The 9800GTX wasn't *that* much slower than the 4850, so the 4850 was forced to be priced somewhere around the 9800GTX's price. It was, and actually took a further step by being released at a slightly cheaper price point - sufficiently low to drive the loyal NV masses to ATI. If it was similiarly priced, people would have stuck with their existing NV cards / said 'oh ATI are still struggling to beat NV's old 8800/9800GTX 2 years on'.
The 4870 is basically a 4850 with different memory, and higher clocks. You couldn't justify a massive hike in price, not with ATI's rep at the time (they've done it before aka X800XTPE and X1950XTX, but at this point they didn't have the rep to pull it off), so it was a smallish jump.
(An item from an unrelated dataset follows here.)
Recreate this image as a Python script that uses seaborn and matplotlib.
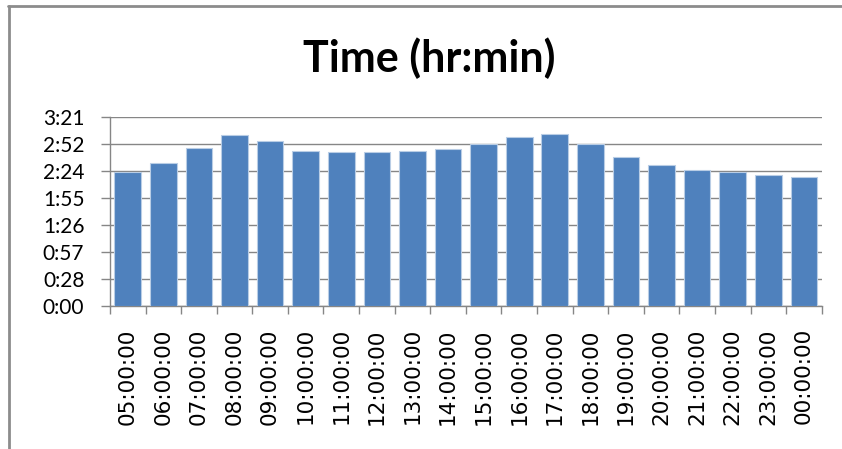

There was also a second reason - significantly undercut NV and you accomplish multiple things:
1) Decrease NV's sales dramatically, increasing your own
2) Gain marketshare rapidly
3) Make NV look like they're price gouging
4) Hammer NV's bottom line, GT200 is exceedingly large and expensive to manufacture. But forcing the price down so massively - you severely weaken your strongest opposition
It's all in the marketing. Both NV and ATI realise the biggest asset you can have is a loyal fanbase, it gets you through the weaker generations like the FX5800 and HD2900 as well as maximises long-term profit.
ATI needed a bang, and they got it. It'll be interesting to see whether they do indeed keep prices low; or as soon as they're back on top, start releasing high-value cards once again.